Credit makes the world go round, at least in the United States. Statista reports that in 2018, the total value of credit card transactions in the United States amounted to 3.9 trillion dollars, and the total continues to increase.
Credit can be a useful tool when used wisely, especially when you’re in a tight spot, so today we’re going to take a deep dive into how credit works. First, a credit score is a three-digit number that is usually available to you via your credit report. The score is calculated by using a mathematical formula, and you are given points for actions that indicate you have a good history in regards to credit, and you lose points for actions that show you’ve had some difficulty managing credit.
Credit score ranges vary, depending on the lender. The most common criteria for a credit score is:
- Excellent Credit: 750+
- Good Credit: 700-749
- Fair Credit: 650-699
- Poor Credit: 600-649
- Bad Credit: below 600
In addition to knowing the importance of your credit score, you should also be aware of your credit report, which holds the summary of your credit history. If you have used a credit card or taken out a personal loan, then you have what is called a credit history. Your credit report is requested whenever you apply for a credit card or borrow money.
A credit report contains information such as:
- Date of loan (or when you opened a credit account)
- The balance or how much you owe
- Whether your payments are made on time or not
- Whether you have missed any payments
- Whether you have gone over your credit limit
Your credit score is based on information gathered from your credit report. The following percentages aggregate your credit score:
- Payment History – 35%
- Total Indebtedness – 30%
- Credit History Length – 15%
- Credit Requests and New Accounts – 10%
- Credit Mix – 10%
Different businesses use your credit score to determine how risky it would be to lend you money or sell you something. Each lender has a risk tolerance level, which means they can decide the lowest credit score that will make you eligible for borrowing money.
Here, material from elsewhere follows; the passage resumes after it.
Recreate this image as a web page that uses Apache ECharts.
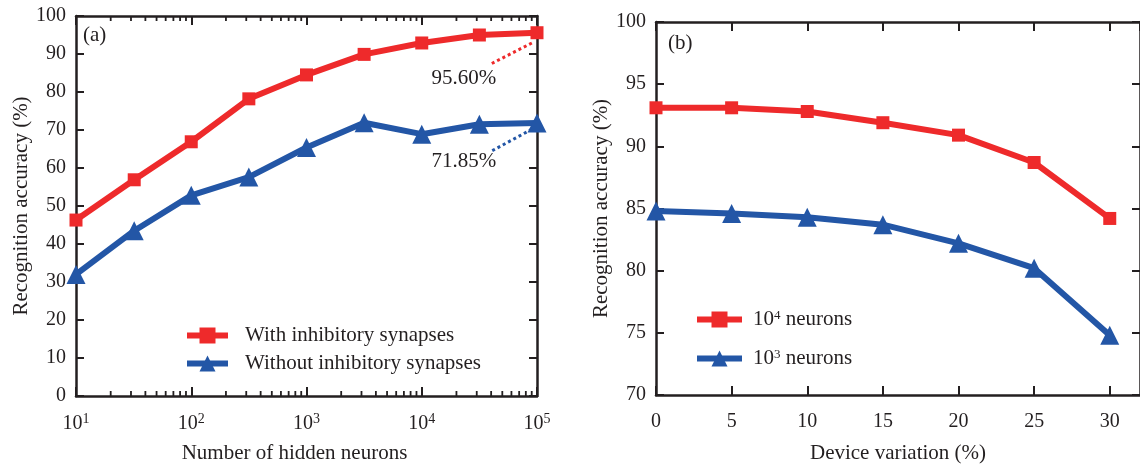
<!DOCTYPE html>
<html>
<head>
<meta charset="utf-8">
<script src="https://cdn.jsdelivr.net/npm/echarts@6/dist/echarts.min.js"></script>
<style>
  html, body { margin: 0; padding: 0; background: #fff; overflow: hidden; }
  #chart { width: 1140px; height: 469px; }
</style>
</head>
<body>
<div id="chart"></div>
<script>
// (a) accuracy versus number of hidden neurons
const hiddenNeurons = [10, 32, 100, 316, 1000, 3162, 10000, 31623, 100000];
const accWithInhibitory = [46.3, 56.9, 66.9, 78.2, 84.5, 89.9, 92.9, 95.0, 95.6];
const accWithoutInhibitory = [32.0, 43.5, 52.8, 57.6, 65.4, 71.9, 68.9, 71.5, 71.85];

// (b) accuracy versus device variation
const deviceVariation = [0, 5, 10, 15, 20, 25, 30];
const acc1e4Neurons = [93.1, 93.1, 92.8, 91.9, 90.9, 88.7, 84.2];
const acc1e3Neurons = [84.8, 84.6, 84.3, 83.7, 82.2, 80.2, 74.8];

// axis tick settings
const leftYTicks = { min: 0, max: 100, interval: 10 };
const rightYTicks = { min: 70, max: 100, interval: 5 };
const rightXTicks = { min: 0, max: 32, interval: 5 };
const logDecades = [1, 2, 3, 4];
const logMantissas = [2, 3, 4, 5, 6, 7, 8, 9];

const RED = '#ee2a2b';
const BLUE = '#2356a6';
const INK = '#231f20';
const FONT = 'Liberation Serif';

const minorLogTicks = [];
logDecades.forEach(e => logMantissas.forEach(m => minorLogTicks.push([m * Math.pow(10, e), 0])));

const pairs = (xs, ys) => xs.map((x, i) => [x, ys[i]]);

const axisLine = { show: true, onZero: false, lineStyle: { color: INK, width: 2.5 } };
const tickIn = (len) => ({ show: true, inside: true, length: len, lineStyle: { color: INK, width: 2 } });
const labelStyle = { color: INK, fontFamily: FONT, fontSize: 20 };
const nameStyle = { color: INK, fontFamily: FONT, fontSize: 21 };

const supRich = {
  b: { fontFamily: FONT, fontSize: 20, color: INK, verticalAlign: 'bottom', padding: [2, 0, 0, 0] },
  s: { fontFamily: FONT, fontSize: 14, color: INK, verticalAlign: 'top' }
};

const lastWith = accWithInhibitory[accWithInhibitory.length - 1];
const lastWithout = accWithoutInhibitory[accWithoutInhibitory.length - 1];
const pct = v => v.toFixed(2) + '%';

const lineSeries = (name, data, color, symbol, size, xi, yi) => ({
  name, type: 'line', data, xAxisIndex: xi, yAxisIndex: yi,
  symbol, symbolSize: size, showSymbol: true,
  lineStyle: { color, width: 6 },
  itemStyle: { color },
  z: 5
});

const chart = echarts.init(document.getElementById('chart'), null, { renderer: 'canvas' });

const option = {
  animation: false,
  backgroundColor: '#fff',
  textStyle: { fontFamily: FONT },
  grid: [
    { left: 76, top: 16, width: 461, height: 383.3 },
    { left: 656, top: 22, width: 486, height: 375 }
  ],
  xAxis: [
    {
      gridIndex: 0, type: 'log', logBase: 10, min: 10, max: 100000, position: 'bottom',
      axisLine, axisTick: tickIn(9), splitLine: { show: false },
      axisLabel: {
        margin: 16,
        formatter: v => '{b|10}{s|' + Math.round(Math.log10(v)) + '}',
        rich: supRich
      },
      name: 'Number of hidden neurons', nameLocation: 'middle', nameGap: 47,
      nameTextStyle: { ...nameStyle, padding: [0, 24, 0, 0] }
    },
    {
      gridIndex: 0, type: 'log', logBase: 10, min: 10, max: 100000, position: 'top',
      axisLine, axisTick: tickIn(9), axisLabel: { show: false }, splitLine: { show: false }
    },
    {
      gridIndex: 1, type: 'value', ...rightXTicks, position: 'bottom',
      axisLine, axisTick: tickIn(9), splitLine: { show: false },
      axisLabel: {
        ...labelStyle, margin: 17, showMaxLabel: false,
        formatter: v => (v % 5 === 0 ? String(v) : '')
      },
      name: 'Device variation (%)', nameLocation: 'middle', nameGap: 48, nameTextStyle: nameStyle
    },
    {
      gridIndex: 1, type: 'value', ...rightXTicks, position: 'top',
      axisLine, axisTick: tickIn(9), axisLabel: { show: false }, splitLine: { show: false }
    }
  ],
  yAxis: [
    {
      gridIndex: 0, type: 'value', ...leftYTicks, position: 'left',
      axisLine, axisTick: tickIn(8), splitLine: { show: false },
      axisLabel: { ...labelStyle, margin: 10 },
      name: 'Recognition accuracy (%)', nameLocation: 'middle', nameGap: 41, nameTextStyle: nameStyle
    },
    {
      gridIndex: 0, type: 'value', ...leftYTicks, position: 'right',
      axisLine, axisTick: tickIn(8), axisLabel: { show: false }, splitLine: { show: false }
    },
    {
      gridIndex: 1, type: 'value', ...rightYTicks, position: 'left',
      axisLine, axisTick: tickIn(8), splitLine: { show: false },
      axisLabel: { ...labelStyle, margin: 10 },
      name: 'Recognition accuracy (%)', nameLocation: 'middle', nameGap: 41, nameTextStyle: nameStyle
    },
    {
      gridIndex: 1, type: 'value', ...rightYTicks, position: 'right',
      axisLine, axisTick: tickIn(8), axisLabel: { show: false }, splitLine: { show: false }
    }
  ],
  legend: [
    {
      data: ['With inhibitory synapses', 'Without inhibitory synapses'],
      orient: 'vertical', left: 179, top: 320,
      itemWidth: 41, itemHeight: 20, itemGap: 7,
      lineStyle: { width: 6 },
      textStyle: { color: INK, fontFamily: FONT, fontSize: 21, padding: [0, 0, 0, 12] },
      selectedMode: false
    },
    {
      data: ['1e4', '1e3'],
      orient: 'vertical', left: 689, top: 304,
      itemWidth: 45, itemHeight: 20, itemGap: 18,
      lineStyle: { width: 6 },
      formatter: n => '{b|10}{s|' + (n === '1e4' ? '4' : '3') + '}{b| neurons}',
      textStyle: {
        color: INK, fontFamily: FONT, fontSize: 21, padding: [0, 0, 0, 6],
        rich: {
          b: { fontFamily: FONT, fontSize: 21, color: INK },
          s: { fontFamily: FONT, fontSize: 13, color: INK, verticalAlign: 'top' }
        }
      },
      selectedMode: false
    }
  ],
  graphic: [
    { type: 'text', left: 83, top: 25, style: { text: '(a)', font: '21px "Liberation Serif"', fill: INK } },
    { type: 'text', left: 668, top: 33, style: { text: '(b)', font: '21px "Liberation Serif"', fill: INK } }
  ],
  series: [
    {
      ...lineSeries('Without inhibitory synapses', pairs(hiddenNeurons, accWithoutInhibitory), BLUE, 'triangle', 19, 0, 0),
      markLine: {
        silent: true, symbol: 'none', label: { show: false },
        lineStyle: { color: BLUE, width: 3, type: [3, 3] },
        data: [[{ coord: [90170, 70.2] }, { coord: [40550, 64.5] }]]
      },
      markPoint: {
        silent: true, symbol: 'circle', symbolSize: 0,
        label: { show: true, position: 'inside', formatter: pct(lastWithout), color: INK, fontFamily: FONT, fontSize: 21 },
        data: [{ coord: [23170, 61.6] }]
      }
    },
    {
      ...lineSeries('With inhibitory synapses', pairs(hiddenNeurons, accWithInhibitory), RED, 'rect', 13, 0, 0),
      markLine: {
        silent: true, symbol: 'none', label: { show: false },
        lineStyle: { color: RED, width: 3, type: [3, 3] },
        data: [[{ coord: [90170, 92.9] }, { coord: [40550, 87.5] }]]
      },
      markPoint: {
        silent: true, symbol: 'circle', symbolSize: 0,
        label: { show: true, position: 'inside', formatter: pct(lastWith), color: INK, fontFamily: FONT, fontSize: 21 },
        data: [{ coord: [23170, 83.5] }]
      }
    },
    lineSeries('1e3', pairs(deviceVariation, acc1e3Neurons), BLUE, 'triangle', 19, 2, 2),
    lineSeries('1e4', pairs(deviceVariation, acc1e4Neurons), RED, 'rect', 13, 2, 2),
    {
      // minor log ticks along the bottom and top of panel (a)
      type: 'custom', xAxisIndex: 0, yAxisIndex: 0, silent: true, z: 3,
      data: minorLogTicks,
      renderItem: (params, api) => {
        const b = api.coord([api.value(0), leftYTicks.min]);
        const t = api.coord([api.value(0), leftYTicks.max]);
        const st = { stroke: INK, lineWidth: 1.8 };
        return {
          type: 'group',
          children: [
            { type: 'line', shape: { x1: b[0], y1: b[1], x2: b[0], y2: b[1] - 5 }, style: st },
            { type: 'line', shape: { x1: t[0], y1: t[1], x2: t[0], y2: t[1] + 5 }, style: st }
          ]
        };
      }
    }
  ]
};

chart.setOption(option);
</script>
</body>
</html>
Your credit score will also be used by the lenders to establish the interest rate and credit limit on your loan.
Improving Your Credit Score
The formulas that are used for the calculation of a credit score are the private property of credit monitoring companies, therefore they are not available to the public. It means that you cannot know exactly how many points you stand to gain or lose based on the actions you take. And, the factors that are mainly used for the calculation of your credit score include: payment history, use of available credit, credit history length, number of inquiries, and types of credit.
For example, your payment history shows:
- When your bills are paid
- Payments that are missed or late
- Debts that were not paid
- If you have declared for bankruptcy
And, your score can be damaged if:
- You make late payments – the longer you take, the more your credit is adversely affected
- You have accounts that have been sent to collection agencies
- You have declared bankruptcy
- There are disputes regarding payments, and the lender declares your payments to be late
To maintain a higher credit score, you should always make your payments on time. If you have trouble paying a bill, you should immediately contact the lender to determine if it is possible to work out a special payment schedule.
Use of Available Credit
This is also known as credit utilization. To find out your available credit, add all the limits of your credit products and other loans together. If you use a large percentage of the overall available credit, then you are considered more of a risk, even if you make all of your payments on time and in full. To avoid become labeled as risky, you should try to use roughly 35% or less of your available credit.
Credit History Length
Your credit score will be lower if your credit history is relatively short (i.e. your credit accounts are very new), or you have no older accounts. To help improve your credit score, you should keep an older account open even if you do not plan on using it again, especially if the account has no annual fee.
Number of Inquiries
Each time a hard inquiry is made, meaning your credit history is pulled, your credit score is slightly reduced. Try to limit the number of times you apply for credit in a short period of time. Seek out credit only when you need to, otherwise it can adversely affect your credit score. Don’t apply for an auto loan out of general curiosity if you don’t have a serious interest in purchasing a car.
Types of Credit
If you have only one type of credit product, such as a credit card, then your score may be lower, however, if you own a mix of credit products, then you may improve your credit score. Of course, with all types of credit, you should be sure to pay back the money you borrow, or else it will damage your credit score.
Your credit score is an important part of your credit report, but it is only one aspect. The types of credit and number of inquiries can greatly affect that number, and lenders and insurance companies take it all into consideration.